## RECORDS SHOWN

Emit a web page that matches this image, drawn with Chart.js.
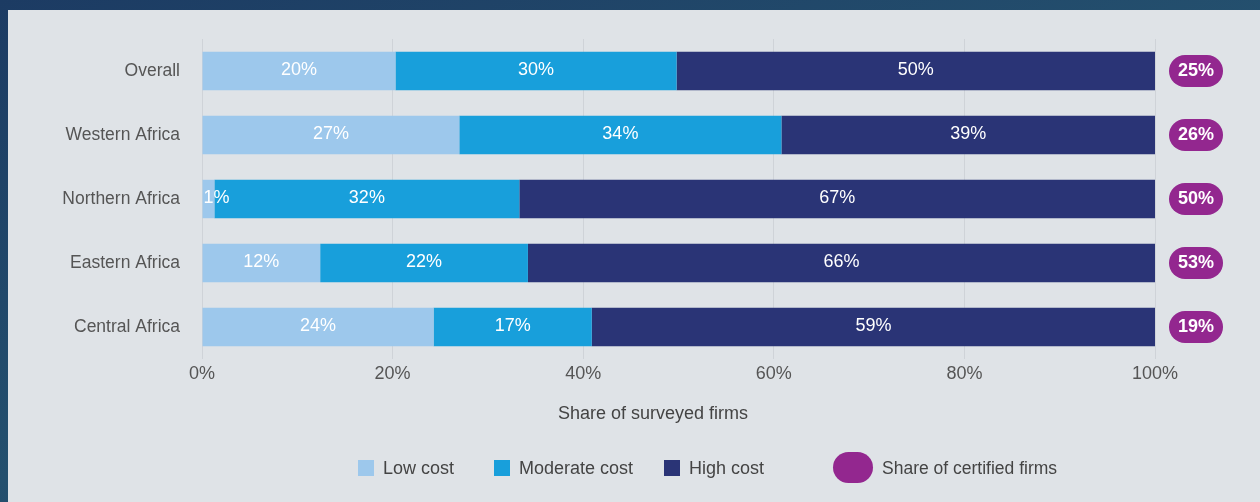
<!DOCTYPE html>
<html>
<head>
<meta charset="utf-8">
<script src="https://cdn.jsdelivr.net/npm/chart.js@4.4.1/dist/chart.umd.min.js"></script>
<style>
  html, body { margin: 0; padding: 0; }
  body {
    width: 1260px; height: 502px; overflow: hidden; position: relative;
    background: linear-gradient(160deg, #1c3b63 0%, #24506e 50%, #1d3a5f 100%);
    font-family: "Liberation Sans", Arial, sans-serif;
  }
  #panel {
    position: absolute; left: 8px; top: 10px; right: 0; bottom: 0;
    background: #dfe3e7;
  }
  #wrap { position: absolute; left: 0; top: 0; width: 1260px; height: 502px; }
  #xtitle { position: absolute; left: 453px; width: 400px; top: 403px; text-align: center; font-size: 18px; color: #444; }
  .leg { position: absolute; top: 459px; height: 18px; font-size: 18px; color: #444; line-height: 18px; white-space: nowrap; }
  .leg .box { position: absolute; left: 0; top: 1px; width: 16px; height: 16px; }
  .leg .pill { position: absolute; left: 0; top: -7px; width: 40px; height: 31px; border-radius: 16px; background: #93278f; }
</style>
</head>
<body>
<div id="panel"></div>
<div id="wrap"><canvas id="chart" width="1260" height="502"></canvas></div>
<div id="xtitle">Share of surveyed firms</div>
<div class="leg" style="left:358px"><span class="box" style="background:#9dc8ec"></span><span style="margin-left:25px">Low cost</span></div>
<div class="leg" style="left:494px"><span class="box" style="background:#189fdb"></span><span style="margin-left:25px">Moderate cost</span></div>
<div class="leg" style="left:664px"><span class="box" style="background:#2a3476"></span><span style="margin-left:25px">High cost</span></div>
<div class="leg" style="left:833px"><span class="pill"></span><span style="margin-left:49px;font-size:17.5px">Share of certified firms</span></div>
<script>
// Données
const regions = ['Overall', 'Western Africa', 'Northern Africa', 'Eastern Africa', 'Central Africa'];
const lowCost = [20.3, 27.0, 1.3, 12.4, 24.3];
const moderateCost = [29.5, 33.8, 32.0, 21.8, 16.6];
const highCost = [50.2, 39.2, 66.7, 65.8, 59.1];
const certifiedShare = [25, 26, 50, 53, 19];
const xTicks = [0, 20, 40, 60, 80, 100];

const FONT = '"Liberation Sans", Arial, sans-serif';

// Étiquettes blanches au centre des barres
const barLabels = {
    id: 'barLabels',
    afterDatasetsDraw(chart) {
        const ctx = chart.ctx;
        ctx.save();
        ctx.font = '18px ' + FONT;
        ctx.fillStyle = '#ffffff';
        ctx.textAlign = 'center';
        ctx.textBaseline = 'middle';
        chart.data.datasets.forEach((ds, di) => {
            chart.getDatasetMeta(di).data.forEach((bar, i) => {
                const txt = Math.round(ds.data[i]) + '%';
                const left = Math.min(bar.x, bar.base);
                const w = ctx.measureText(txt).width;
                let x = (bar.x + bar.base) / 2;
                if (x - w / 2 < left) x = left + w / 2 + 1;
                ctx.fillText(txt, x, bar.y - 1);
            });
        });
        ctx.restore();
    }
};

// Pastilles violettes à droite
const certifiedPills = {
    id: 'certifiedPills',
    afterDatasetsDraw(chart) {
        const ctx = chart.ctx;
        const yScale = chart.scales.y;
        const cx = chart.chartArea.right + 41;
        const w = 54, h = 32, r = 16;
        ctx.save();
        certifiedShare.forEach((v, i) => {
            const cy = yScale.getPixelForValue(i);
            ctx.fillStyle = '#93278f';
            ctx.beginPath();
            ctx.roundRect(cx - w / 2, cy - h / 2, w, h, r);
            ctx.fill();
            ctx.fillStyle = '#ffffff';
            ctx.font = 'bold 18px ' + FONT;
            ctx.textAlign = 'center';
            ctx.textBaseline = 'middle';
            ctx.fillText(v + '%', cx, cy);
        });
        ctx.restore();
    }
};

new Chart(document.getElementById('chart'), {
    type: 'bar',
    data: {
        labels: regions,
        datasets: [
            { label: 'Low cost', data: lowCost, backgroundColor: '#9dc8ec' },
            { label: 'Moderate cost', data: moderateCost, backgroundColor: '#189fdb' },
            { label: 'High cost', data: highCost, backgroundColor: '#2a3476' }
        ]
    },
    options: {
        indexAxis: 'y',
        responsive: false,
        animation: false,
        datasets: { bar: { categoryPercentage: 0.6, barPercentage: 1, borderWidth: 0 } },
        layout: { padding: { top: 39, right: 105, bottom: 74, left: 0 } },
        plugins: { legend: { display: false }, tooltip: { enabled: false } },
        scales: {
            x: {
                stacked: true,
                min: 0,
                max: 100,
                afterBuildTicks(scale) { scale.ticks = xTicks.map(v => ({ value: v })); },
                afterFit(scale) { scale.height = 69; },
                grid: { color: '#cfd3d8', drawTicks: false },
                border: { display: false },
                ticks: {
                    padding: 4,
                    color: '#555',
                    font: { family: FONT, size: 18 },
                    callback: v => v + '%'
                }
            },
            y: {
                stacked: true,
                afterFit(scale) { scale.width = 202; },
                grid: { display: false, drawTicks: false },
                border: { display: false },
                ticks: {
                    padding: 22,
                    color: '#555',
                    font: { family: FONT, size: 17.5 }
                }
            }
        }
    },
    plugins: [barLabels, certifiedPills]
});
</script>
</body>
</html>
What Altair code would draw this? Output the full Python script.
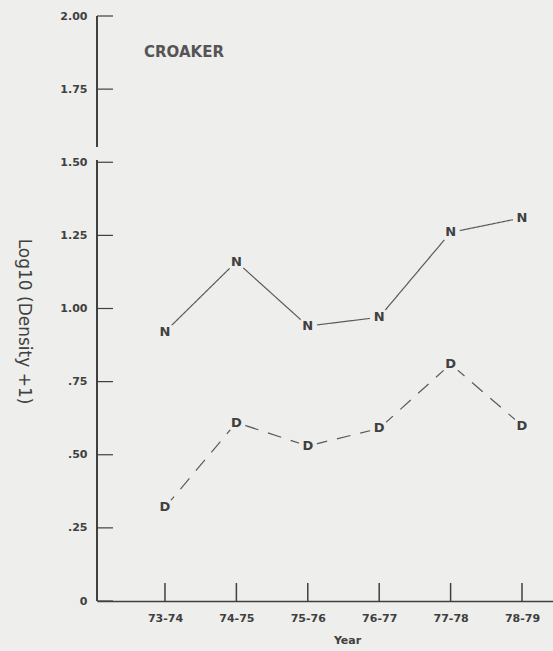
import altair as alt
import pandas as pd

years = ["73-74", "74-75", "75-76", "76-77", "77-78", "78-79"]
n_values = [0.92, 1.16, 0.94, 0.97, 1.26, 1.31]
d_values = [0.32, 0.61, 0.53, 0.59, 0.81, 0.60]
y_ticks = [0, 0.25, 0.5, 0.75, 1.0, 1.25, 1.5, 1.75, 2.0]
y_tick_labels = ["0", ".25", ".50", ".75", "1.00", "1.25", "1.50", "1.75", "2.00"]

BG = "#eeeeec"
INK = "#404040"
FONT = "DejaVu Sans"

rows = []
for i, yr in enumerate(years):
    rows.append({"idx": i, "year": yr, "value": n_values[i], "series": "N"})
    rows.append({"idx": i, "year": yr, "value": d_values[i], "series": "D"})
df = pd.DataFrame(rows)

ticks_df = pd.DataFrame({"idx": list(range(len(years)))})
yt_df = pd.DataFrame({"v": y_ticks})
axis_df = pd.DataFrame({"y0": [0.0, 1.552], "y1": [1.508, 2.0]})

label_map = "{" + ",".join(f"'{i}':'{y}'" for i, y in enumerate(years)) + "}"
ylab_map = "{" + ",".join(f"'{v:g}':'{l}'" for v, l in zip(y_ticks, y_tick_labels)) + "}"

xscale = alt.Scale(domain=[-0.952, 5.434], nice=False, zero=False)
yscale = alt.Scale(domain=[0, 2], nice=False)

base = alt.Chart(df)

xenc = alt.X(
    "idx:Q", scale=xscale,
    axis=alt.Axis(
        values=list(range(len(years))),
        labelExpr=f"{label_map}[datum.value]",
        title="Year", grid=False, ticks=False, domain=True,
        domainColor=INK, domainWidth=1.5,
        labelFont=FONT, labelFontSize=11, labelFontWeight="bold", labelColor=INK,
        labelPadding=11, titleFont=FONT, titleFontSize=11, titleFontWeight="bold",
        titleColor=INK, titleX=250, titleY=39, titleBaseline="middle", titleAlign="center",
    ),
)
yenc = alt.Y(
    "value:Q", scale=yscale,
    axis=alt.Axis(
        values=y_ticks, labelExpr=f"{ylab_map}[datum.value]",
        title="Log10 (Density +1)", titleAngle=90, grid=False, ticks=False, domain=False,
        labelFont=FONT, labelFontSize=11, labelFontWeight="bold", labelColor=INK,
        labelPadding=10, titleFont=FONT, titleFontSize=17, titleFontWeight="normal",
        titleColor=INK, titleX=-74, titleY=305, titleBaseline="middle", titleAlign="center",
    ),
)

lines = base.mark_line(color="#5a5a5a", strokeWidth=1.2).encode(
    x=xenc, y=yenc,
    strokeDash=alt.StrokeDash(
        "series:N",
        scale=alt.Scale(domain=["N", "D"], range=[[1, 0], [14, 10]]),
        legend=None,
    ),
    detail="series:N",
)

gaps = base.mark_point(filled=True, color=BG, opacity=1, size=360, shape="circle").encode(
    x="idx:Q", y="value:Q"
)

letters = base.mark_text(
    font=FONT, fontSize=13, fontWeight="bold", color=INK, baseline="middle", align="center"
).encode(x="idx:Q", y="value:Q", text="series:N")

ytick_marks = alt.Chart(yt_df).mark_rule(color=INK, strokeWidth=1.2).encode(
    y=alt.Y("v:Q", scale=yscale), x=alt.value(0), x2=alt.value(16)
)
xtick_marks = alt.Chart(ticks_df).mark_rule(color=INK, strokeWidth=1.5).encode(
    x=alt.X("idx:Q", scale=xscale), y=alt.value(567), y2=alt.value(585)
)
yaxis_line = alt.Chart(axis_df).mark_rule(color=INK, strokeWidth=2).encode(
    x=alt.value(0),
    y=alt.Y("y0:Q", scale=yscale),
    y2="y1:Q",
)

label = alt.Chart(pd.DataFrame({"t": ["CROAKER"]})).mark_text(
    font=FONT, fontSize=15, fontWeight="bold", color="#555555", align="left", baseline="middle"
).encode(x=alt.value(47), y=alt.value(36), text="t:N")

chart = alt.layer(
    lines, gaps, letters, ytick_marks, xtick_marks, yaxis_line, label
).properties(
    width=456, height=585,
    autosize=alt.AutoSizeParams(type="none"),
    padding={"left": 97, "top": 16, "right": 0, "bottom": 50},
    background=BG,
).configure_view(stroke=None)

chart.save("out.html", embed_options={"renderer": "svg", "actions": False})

## EXERCISE INSTRUCTIONS
From the records above, copy exactly the stretch from the line holding "What Altair code" through the line holding "df = pd.DataFrame(rows)", both ends included, without the pictures.

## EXPECTED ANSWER
What Altair code would draw this? Output the full Python script.
import altair as alt
import pandas as pd

years = ["73-74", "74-75", "75-76", "76-77", "77-78", "78-79"]
n_values = [0.92, 1.16, 0.94, 0.97, 1.26, 1.31]
d_values = [0.32, 0.61, 0.53, 0.59, 0.81, 0.60]
y_ticks = [0, 0.25, 0.5, 0.75, 1.0, 1.25, 1.5, 1.75, 2.0]
y_tick_labels = ["0", ".25", ".50", ".75", "1.00", "1.25", "1.50", "1.75", "2.00"]

BG = "#eeeeec"
INK = "#404040"
FONT = "DejaVu Sans"

rows = []
for i, yr in enumerate(years):
    rows.append({"idx": i, "year": yr, "value": n_values[i], "series": "N"})
    rows.append({"idx": i, "year": yr, "value": d_values[i], "series": "D"})
df = pd.DataFrame(rows)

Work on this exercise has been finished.